Yu then came forward and declared during internal meetings that all statements from the Presidential Office should go through the Department of Public Affairs and that press releases should not be issued without Yu's review and approval.
To clarify The Journalist magazine's accusation, Lu expressed her wishes to the president, seeking his support. But Lu was rebuffed, as the president's aides wanted him to stay away from the lawsuit for his own protection. During this period, reports about poor communication between Chen and Lu abounded, and most of them portrayed Lu in a negative light.
In August, news about the lack of support from the Presidential Office and the foreign ministry for the "2001 Global Peace Assembly"(世界和平、台灣發聲), convened by the vice president's office, surfaced on an almost daily basis. What enraged Lu was not only the lack of assistance for such a rare international event, but also the media's mounting criticism against her.
Sources from the secretary-general's office said that since Lu held the event with civic organizations, she should not have pretended to be acting in the name of the Presidential Office.
Once again, Yu was stuck in the middle.
"Without discussing the matter with the Presidential Office, staff from the vice president's office sent e-mails to invite foreign leaders [to attend the peace assembly], even those with questionable backgrounds, and arranged for banquets with President Chen and other guests," an aide from Yu's office said.
A senior member from the National Security Council said such behavior makes a laughing stock of Taiwan's national security.
In the aftermath of August's Typhoon Toraji, the media criticized the fact that the president and vice president appeared at the same affected areas in succession instead of together -- tieing up local officials with time-consuming waiting.
Newspapers later reported that this was done due to a new internal Presidential Office regulation that the two should not appear together for the sake of national security. Lu was once again furious at the press and asked the president to find out who leaked the internal regulation to the press.
It turned out that it was Tsai, one of Lu's spokeswomen, that had mentioned the regulation while briefing reporters. Lu's rage quickly dissipated.
Bad coordination within the vice president's office was demonstrated again in the latest squabble about the budget for Lu's residence.

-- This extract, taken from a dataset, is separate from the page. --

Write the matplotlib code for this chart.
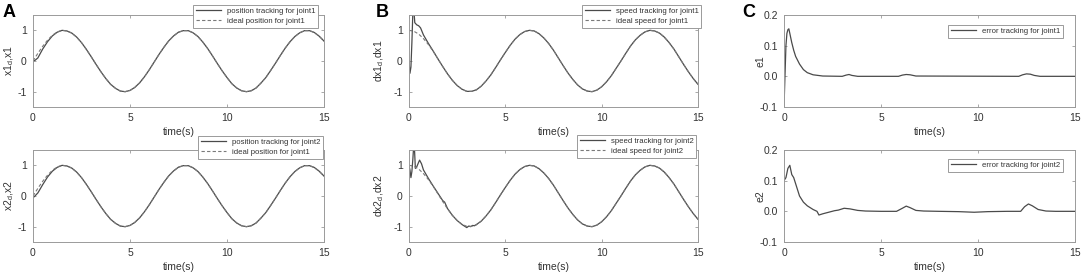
import numpy as np
import matplotlib
matplotlib.use('Agg')
from matplotlib import pyplot as plt

matplotlib.rcParams['font.family'] = ['Liberation Sans', 'DejaVu Sans']
matplotlib.rcParams['mathtext.fontset'] = 'custom'
matplotlib.rcParams['mathtext.rm'] = 'Liberation Sans'
matplotlib.rcParams['mathtext.it'] = 'Liberation Sans'
matplotlib.rcParams['axes.unicode_minus'] = False

# ---- data ----
t_grid = np.arange(0, 15.25, 0.25)

# ideal position (same for both joints)
pos_ideal = [0.00, 0.25, 0.48, 0.68, 0.84, 0.95, 1.00, 0.98, 0.91, 0.78, 0.60, 0.38,
             0.14, -0.11, -0.35, -0.57, -0.76, -0.89, -0.98, -1.00, -0.96, -0.86, -0.71,
             -0.51, -0.28, -0.03, 0.22, 0.45, 0.66, 0.82, 0.94, 0.99, 0.99, 0.92, 0.80,
             0.62, 0.41, 0.17, -0.08, -0.32, -0.54, -0.74, -0.88, -0.97, -1.00, -0.97,
             -0.88, -0.72, -0.54, -0.31, -0.07, 0.18, 0.42, 0.63, 0.80, 0.92, 0.99, 0.99,
             0.93, 0.81, 0.65]

# ideal speed (same for both joints)
spd_ideal = [1.00, 0.97, 0.88, 0.73, 0.54, 0.32, 0.07, -0.18, -0.42, -0.63, -0.80, -0.92,
             -0.99, -0.99, -0.94, -0.82, -0.65, -0.45, -0.21, 0.04, 0.28, 0.51, 0.71, 0.86,
             0.96, 1.00, 0.98, 0.89, 0.75, 0.57, 0.35, 0.10, -0.15, -0.39, -0.60, -0.78,
             -0.91, -0.98, -1.00, -0.95, -0.84, -0.68, -0.48, -0.24, 0.00, 0.25, 0.49,
             0.69, 0.84, 0.95, 1.00, 0.98, 0.91, 0.78, 0.60, 0.39, 0.14, -0.11, -0.35,
             -0.57, -0.76]

# start-up transients of the tracked signals (after that they follow the ideal)
x1_t0 = [0.0, 0.1, 0.25, 0.5, 0.75, 1.0, 1.25]
x1_v0 = [0.0, 0.02, 0.10, 0.39, 0.63, 0.82, 0.94]
x2_t0 = [0.0, 0.1, 0.25, 0.5, 0.75, 1.0, 1.25]
x2_v0 = [-0.06, 0.0, 0.10, 0.37, 0.62, 0.81, 0.935]

dx1_t0 = [0.0, 0.05, 0.1, 0.15, 0.2, 0.25, 0.3, 0.4, 0.5, 0.6, 0.75, 1.0, 1.25]
dx1_v0 = [0.0, -0.4, -0.2, 0.6, 1.6, 1.7, 1.25, 1.18, 1.15, 1.08, 0.85, 0.58, 0.33]
dx2_t0 = [0.0, 0.05, 0.1, 0.15, 0.2, 0.25, 0.28, 0.33, 0.4, 0.5, 0.55, 0.65, 0.75, 1.0,
          1.25, 1.5, 1.75, 1.85, 2.0, 2.25, 2.5, 2.75, 3.0, 3.1, 3.2, 3.3, 3.4, 3.5, 3.75, 4.0]
dx2_v0 = [1.0, 0.85, 0.6, 0.8, 1.2, 1.7, 1.6, 0.9, 0.95, 1.1, 1.17, 1.05, 0.85, 0.58,
          0.33, 0.09, -0.15, -0.2, -0.41, -0.63, -0.80, -0.93, -1.03, -0.98, -1.0, -0.96,
          -0.97, -0.93, -0.82, -0.65]

e1_t = [0, 0.05, 0.1, 0.15, 0.2, 0.25, 0.3, 0.4, 0.5, 0.6, 0.8, 1.0, 1.2, 1.5, 2.0, 3.0,
        3.2, 3.35, 3.5, 3.8, 5.9, 6.1, 6.3, 6.5, 6.8, 12.1, 12.3, 12.5, 12.7, 12.9, 13.2, 15]
e1_v = [-0.1, 0.0, 0.1, 0.14, 0.152, 0.155, 0.14, 0.11, 0.085, 0.065, 0.04, 0.022, 0.012,
        0.005, 0.001, 0.0, 0.004, 0.006, 0.003, 0.0, 0.0, 0.004, 0.006, 0.005, 0.001, 0.0,
        0.005, 0.008, 0.007, 0.003, 0.0, 0.0]

e2_t = [0, 0.1, 0.2, 0.3, 0.4, 0.5, 0.6, 0.8, 1.0, 1.2, 1.5, 1.7, 1.8, 2.0, 2.3, 2.6, 2.8,
        3.1, 3.4, 3.8, 4.2, 5.0, 5.8, 6.1, 6.3, 6.5, 6.8, 7.2, 8.0, 9.0, 9.8, 10.5, 11.5,
        12.2, 12.4, 12.6, 12.8, 13.1, 13.5, 14.0, 15.0]
e2_v = [0.10, 0.11, 0.14, 0.15, 0.12, 0.11, 0.09, 0.05, 0.03, 0.018, 0.006, 0.0, -0.012,
        -0.008, -0.003, 0.002, 0.004, 0.01, 0.008, 0.003, 0.001, 0.0, 0.0, 0.01, 0.017,
        0.012, 0.003, 0.001, 0.0, -0.001, -0.003, -0.001, 0.0, 0.0, 0.015, 0.024, 0.018,
        0.006, 0.001, 0.0, 0.0]


def join(t0, v0, ideal):
    # transient part, then the ideal curve from where the transient ends
    ideal = np.asarray(ideal)
    keep = t_grid > t0[-1] + 1e-9
    return np.r_[t0, t_grid[keep]], np.r_[v0, ideal[keep]]


solid_c = '#4a4a4a'
dash_c = '#7a7a7a'
frame_c = '#9a9a9a'
text_c = '#333333'

fig = plt.figure(figsize=(10.84, 2.74), dpi=100)

W, H = 1084.0, 274.0
lefts = [33, 409, 784]
widths = [291, 289, 291]
rows = [(15, 107), (150, 242)]


def make_ax(col, row):
    top, bot = rows[row]
    ax = fig.add_axes([lefts[col] / W, 1 - bot / H, widths[col] / W, (bot - top) / H])
    ax.set_xlim(0, 15)
    ax.set_xticks([0, 5, 10, 15])
    for s in ax.spines.values():
        s.set_color(frame_c)
        s.set_linewidth(0.7)
    ax.tick_params(direction='in', length=2.5, width=0.6, colors=frame_c,
                   labelcolor=text_c, labelsize=7.5, top=True, right=True, pad=4.5)
    ax.set_xlabel('time(s)', fontsize=7.5, color=text_c)
    ax.xaxis.set_label_coords(0.5, -0.215)
    return ax


def add_legend(ax, x, y, fs=5.6):
    leg = ax.legend(loc='upper left', bbox_to_anchor=(x / W, 1 - y / H),
                    bbox_transform=fig.transFigure, fontsize=fs, frameon=True,
                    fancybox=False, framealpha=1, edgecolor=frame_c, borderpad=0.35,
                    handlelength=3.3, handletextpad=0.7, labelspacing=0.3,
                    borderaxespad=0)
    leg.get_frame().set_linewidth(0.7)
    for txt in leg.get_texts():
        txt.set_color(text_c)
    return leg


# ---- A: position ----
for row, (tt, vv, lab_track, lab_ideal, ylab, lx, ly) in enumerate([
        (x1_t0, x1_v0, 'position tracking for joint1', 'ideal position for joint1',
         r'x1$_d$,x1', 193, 5),
        (x2_t0, x2_v0, 'position tracking for joint2', 'ideal position for joint1',
         r'x2$_d$,x2', 198, 136)]):
    ax = make_ax(0, row)
    tx, vx = join(tt, vv, pos_ideal)
    ax.plot(tx, vx, color=solid_c, lw=0.9, label=lab_track)
    ax.plot(t_grid, pos_ideal, color=dash_c, lw=0.8, ls=(0, (3, 2)), label=lab_ideal)
    ax.set_ylim(-1.5, 1.5)
    ax.set_yticks([-1, 0, 1])
    ax.set_ylabel(ylab, fontsize=7.5, color=text_c)
    ax.yaxis.set_label_coords(-0.058, 0.5)
    add_legend(ax, lx, ly)

# ---- B: speed ----
for row, (tt, vv, lab_track, lab_ideal, ylab, lx, ly) in enumerate([
        (dx1_t0, dx1_v0, 'speed tracking for joint1', 'ideal speed for joint1',
         r'dx1$_d$,dx1', 582, 5),
        (dx2_t0, dx2_v0, 'speed tracking for joint2', 'ideal speed for joint2',
         r'dx2$_d$,dx2', 577, 135)]):
    ax = make_ax(1, row)
    tx, vx = join(tt, vv, spd_ideal)
    ax.plot(tx, vx, color=solid_c, lw=0.9, label=lab_track)
    ax.plot(t_grid, spd_ideal, color=dash_c, lw=0.8, ls=(0, (3, 2)), label=lab_ideal)
    ax.set_ylim(-1.5, 1.5)
    ax.set_yticks([-1, 0, 1])
    ax.set_ylabel(ylab, fontsize=7.5, color=text_c)
    ax.yaxis.set_label_coords(-0.078, 0.5)
    add_legend(ax, lx, ly)

# ---- C: error ----
for row, (tt, vv, lab, ylab, ly) in enumerate([
        (e1_t, e1_v, 'error tracking for joint1', 'e1', 25),
        (e2_t, e2_v, 'error tracking for joint2', 'e2', 159)]):
    ax = make_ax(2, row)
    ax.plot(tt, vv, color=solid_c, lw=0.9, label=lab)
    ax.set_ylim(-0.1, 0.2)
    ax.set_yticks([-0.1, 0, 0.1, 0.2])
    ax.set_ylabel(ylab, fontsize=7.5, color=text_c)
    ax.yaxis.set_label_coords(-0.065, 0.5)
    add_legend(ax, 948, ly)

# panel letters
for x, letter in [(3, 'A'), (376, 'B'), (742, 'C')]:
    fig.text(x / W, 1 - 4 / H, letter, fontsize=13, fontweight='bold', va='top', ha='left')

fig.savefig('out.png', dpi=100)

Lu said publicly that she had no knowledge of the draft budget for the renovation and furniture for her new residence, but the director of the Department of Public Affairs, Kuo Yao-chi (郭瑤琪), later displayed the official documents from Lu's office, which explicitly outlined the draft budget in dispute.
Su Ching-chiang (蘇進強), the Taiwan Solidarity Union's secretary-general and a close friend of Lu, agrees that her people are also to blame for Lu's situation.
While Lu has frequently blamed the president's "boy scouts" for obstructing the channels of communication between her and the president, she has just as often turned a deaf ear to mistakes that her own aides have made, which put her in the embarrassing position of making self-contradictory comments.
"Now that both sides have borne grudges against each other, whenever there is a dispute or misunderstanding, vice presidential aides just want to carry on the fight. But they are like firefighters who carry gasoline to fight a fire, and end up putting the vice president in an even more desperate and isolated position," said Su.